STATED TASK: From the listing below, pull out all lines with "code" in them.

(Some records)

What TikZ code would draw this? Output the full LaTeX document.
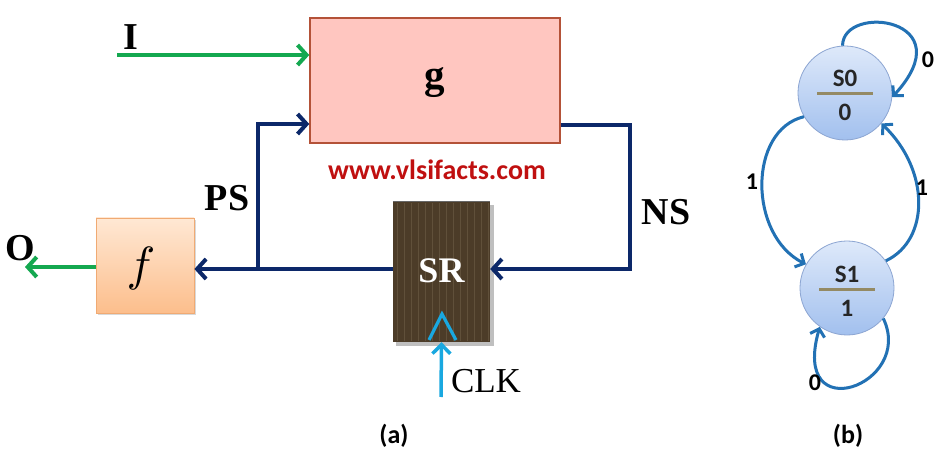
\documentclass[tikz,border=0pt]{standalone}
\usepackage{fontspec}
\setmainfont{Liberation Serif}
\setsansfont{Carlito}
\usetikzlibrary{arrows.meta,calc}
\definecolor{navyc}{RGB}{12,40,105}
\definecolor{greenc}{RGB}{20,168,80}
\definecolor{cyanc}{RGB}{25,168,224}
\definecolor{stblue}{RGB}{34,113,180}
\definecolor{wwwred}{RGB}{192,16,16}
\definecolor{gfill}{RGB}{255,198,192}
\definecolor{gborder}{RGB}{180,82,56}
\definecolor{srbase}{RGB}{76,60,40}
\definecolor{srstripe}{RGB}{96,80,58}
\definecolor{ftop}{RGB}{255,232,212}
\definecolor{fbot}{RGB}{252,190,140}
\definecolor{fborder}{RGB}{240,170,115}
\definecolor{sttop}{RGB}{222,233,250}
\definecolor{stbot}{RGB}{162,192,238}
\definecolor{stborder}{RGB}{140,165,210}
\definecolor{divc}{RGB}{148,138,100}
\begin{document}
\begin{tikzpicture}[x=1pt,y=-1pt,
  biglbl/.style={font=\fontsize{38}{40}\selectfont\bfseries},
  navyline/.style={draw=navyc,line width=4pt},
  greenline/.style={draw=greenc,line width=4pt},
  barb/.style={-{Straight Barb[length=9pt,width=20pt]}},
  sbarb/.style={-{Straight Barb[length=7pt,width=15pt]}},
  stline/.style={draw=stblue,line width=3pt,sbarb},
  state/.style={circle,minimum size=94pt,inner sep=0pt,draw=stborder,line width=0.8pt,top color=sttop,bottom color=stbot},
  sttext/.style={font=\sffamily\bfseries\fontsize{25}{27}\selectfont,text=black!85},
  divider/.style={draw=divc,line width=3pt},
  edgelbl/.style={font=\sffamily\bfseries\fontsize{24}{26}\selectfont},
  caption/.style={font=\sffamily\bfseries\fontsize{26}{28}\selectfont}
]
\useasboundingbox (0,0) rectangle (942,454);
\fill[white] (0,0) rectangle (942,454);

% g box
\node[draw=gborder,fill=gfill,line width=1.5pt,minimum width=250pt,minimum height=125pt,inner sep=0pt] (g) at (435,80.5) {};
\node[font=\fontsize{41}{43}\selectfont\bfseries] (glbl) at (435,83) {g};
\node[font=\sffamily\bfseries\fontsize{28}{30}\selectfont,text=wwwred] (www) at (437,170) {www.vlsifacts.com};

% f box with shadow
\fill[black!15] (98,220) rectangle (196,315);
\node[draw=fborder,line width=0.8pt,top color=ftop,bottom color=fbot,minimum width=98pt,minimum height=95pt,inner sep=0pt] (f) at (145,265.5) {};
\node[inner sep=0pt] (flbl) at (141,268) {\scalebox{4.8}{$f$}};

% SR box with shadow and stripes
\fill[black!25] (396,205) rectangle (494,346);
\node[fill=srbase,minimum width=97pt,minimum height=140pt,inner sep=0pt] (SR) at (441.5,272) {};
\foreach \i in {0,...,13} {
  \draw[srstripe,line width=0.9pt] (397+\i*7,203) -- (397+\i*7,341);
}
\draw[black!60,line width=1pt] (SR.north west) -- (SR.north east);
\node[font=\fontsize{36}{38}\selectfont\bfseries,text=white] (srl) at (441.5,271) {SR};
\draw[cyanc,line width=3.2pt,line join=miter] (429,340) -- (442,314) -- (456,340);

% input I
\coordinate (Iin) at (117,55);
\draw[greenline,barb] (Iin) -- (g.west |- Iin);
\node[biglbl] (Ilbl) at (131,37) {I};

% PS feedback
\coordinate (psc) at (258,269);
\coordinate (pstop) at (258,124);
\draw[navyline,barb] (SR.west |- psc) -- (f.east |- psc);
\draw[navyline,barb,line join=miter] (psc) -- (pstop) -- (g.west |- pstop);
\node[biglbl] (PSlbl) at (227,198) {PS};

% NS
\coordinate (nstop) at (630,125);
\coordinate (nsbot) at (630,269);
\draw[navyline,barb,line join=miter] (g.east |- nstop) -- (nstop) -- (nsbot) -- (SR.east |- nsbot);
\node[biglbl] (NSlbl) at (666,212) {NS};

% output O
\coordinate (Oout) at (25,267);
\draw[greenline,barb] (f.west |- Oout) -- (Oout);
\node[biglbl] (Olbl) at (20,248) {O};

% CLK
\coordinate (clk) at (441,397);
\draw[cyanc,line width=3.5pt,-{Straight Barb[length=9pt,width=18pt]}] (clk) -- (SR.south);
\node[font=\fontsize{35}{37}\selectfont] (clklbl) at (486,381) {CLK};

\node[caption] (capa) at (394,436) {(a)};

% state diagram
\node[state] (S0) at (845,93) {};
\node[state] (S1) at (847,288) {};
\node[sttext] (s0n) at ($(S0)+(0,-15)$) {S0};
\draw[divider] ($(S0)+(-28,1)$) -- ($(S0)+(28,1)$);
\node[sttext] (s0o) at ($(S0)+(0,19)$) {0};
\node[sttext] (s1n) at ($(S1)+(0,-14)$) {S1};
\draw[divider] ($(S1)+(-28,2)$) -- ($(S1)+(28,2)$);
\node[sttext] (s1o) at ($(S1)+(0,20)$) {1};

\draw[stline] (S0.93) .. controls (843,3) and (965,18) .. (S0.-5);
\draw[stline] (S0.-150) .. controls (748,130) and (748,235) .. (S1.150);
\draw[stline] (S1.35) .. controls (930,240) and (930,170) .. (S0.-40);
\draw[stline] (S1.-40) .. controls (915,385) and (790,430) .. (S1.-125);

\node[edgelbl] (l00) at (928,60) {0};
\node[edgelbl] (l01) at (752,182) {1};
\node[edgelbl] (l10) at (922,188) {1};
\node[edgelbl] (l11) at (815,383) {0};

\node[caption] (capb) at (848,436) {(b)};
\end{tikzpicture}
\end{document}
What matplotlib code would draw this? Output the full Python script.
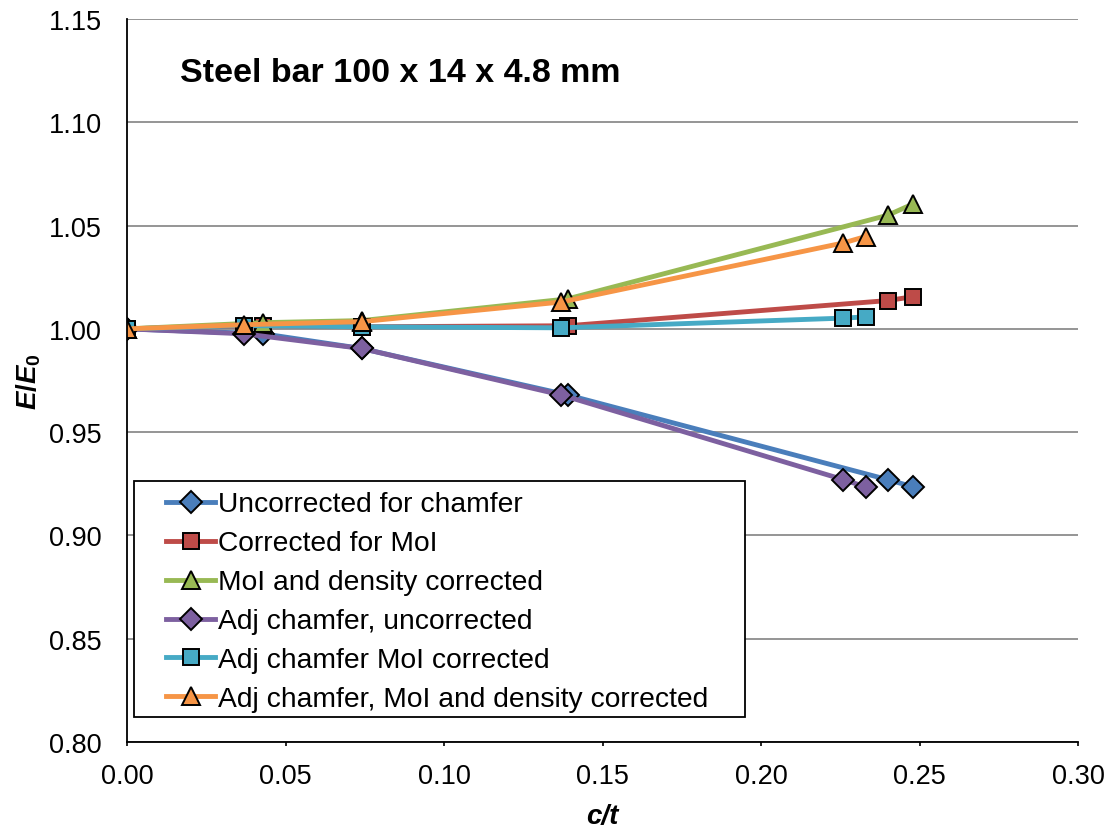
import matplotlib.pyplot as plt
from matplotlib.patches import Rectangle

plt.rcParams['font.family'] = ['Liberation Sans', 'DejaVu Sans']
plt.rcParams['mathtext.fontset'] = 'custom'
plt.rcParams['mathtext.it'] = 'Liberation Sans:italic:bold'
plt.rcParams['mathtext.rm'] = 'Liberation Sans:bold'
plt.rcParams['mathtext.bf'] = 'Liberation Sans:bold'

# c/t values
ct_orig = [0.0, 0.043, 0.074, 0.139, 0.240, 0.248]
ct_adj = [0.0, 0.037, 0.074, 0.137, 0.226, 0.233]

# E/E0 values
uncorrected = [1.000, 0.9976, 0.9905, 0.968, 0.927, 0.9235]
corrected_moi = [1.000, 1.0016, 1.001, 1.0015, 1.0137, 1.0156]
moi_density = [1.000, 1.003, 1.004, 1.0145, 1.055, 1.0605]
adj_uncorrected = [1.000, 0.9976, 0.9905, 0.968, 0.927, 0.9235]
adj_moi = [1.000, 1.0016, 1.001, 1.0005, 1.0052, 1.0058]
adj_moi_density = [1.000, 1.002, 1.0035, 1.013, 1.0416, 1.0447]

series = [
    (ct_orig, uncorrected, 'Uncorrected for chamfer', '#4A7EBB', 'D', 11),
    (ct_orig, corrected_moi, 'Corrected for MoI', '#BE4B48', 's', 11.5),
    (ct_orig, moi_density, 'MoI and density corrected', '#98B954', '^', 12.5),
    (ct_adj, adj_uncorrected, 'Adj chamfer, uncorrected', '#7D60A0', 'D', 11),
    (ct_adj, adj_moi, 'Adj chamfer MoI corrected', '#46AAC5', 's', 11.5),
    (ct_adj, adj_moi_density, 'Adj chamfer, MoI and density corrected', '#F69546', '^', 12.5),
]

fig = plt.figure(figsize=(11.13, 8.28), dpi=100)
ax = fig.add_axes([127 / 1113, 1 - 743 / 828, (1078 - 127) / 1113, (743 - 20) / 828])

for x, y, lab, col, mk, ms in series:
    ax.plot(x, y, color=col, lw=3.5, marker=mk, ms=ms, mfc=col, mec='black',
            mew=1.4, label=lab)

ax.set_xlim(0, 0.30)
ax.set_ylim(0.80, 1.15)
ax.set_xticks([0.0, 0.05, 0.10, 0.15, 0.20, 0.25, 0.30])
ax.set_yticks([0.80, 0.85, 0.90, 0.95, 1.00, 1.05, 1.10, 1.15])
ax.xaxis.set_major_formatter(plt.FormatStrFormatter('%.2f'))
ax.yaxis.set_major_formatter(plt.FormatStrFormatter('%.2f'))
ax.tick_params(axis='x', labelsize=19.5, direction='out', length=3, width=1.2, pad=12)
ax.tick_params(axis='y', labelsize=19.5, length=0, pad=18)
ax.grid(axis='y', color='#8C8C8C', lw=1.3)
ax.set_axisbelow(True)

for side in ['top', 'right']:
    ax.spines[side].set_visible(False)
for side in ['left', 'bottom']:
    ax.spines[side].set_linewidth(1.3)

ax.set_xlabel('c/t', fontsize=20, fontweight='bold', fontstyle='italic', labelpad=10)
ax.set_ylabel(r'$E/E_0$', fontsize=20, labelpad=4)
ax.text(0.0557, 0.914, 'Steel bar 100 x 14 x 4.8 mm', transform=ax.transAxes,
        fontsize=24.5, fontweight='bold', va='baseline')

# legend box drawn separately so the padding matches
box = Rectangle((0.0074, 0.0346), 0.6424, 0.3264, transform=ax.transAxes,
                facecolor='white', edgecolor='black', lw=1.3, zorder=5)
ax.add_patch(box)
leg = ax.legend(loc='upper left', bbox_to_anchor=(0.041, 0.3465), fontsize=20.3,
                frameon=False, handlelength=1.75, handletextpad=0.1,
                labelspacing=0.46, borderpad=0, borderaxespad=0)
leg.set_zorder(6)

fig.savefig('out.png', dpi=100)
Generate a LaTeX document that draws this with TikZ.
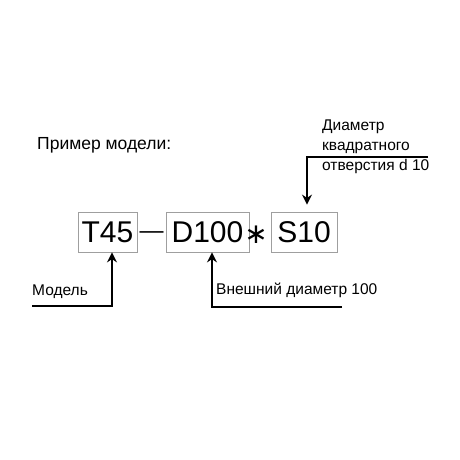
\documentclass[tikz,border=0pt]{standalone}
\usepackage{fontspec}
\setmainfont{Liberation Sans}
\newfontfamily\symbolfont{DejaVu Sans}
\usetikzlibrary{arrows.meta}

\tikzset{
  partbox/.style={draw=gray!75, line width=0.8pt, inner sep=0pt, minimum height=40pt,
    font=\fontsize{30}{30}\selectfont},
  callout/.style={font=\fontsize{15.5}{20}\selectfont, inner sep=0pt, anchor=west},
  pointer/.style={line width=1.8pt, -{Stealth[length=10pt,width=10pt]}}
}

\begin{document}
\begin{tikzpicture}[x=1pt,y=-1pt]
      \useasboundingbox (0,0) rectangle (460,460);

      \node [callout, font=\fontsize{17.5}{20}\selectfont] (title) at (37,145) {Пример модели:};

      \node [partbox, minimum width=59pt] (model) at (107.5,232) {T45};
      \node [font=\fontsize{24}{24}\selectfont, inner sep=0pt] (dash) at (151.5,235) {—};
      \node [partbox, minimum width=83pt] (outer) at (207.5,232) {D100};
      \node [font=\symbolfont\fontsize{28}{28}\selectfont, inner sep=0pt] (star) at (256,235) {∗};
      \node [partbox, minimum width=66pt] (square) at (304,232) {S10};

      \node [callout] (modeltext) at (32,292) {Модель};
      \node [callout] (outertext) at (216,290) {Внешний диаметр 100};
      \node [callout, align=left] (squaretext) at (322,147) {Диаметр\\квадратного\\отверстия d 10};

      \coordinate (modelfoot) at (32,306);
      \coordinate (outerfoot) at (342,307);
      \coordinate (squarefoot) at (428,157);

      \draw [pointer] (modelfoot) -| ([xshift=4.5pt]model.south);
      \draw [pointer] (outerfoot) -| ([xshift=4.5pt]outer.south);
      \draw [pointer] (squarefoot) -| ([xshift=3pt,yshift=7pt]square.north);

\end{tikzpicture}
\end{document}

PROBLEM SOLUTION:
What TikZ code would draw this? Output the full LaTeX document.
What matplotlib code would draw this? Output the full Python script.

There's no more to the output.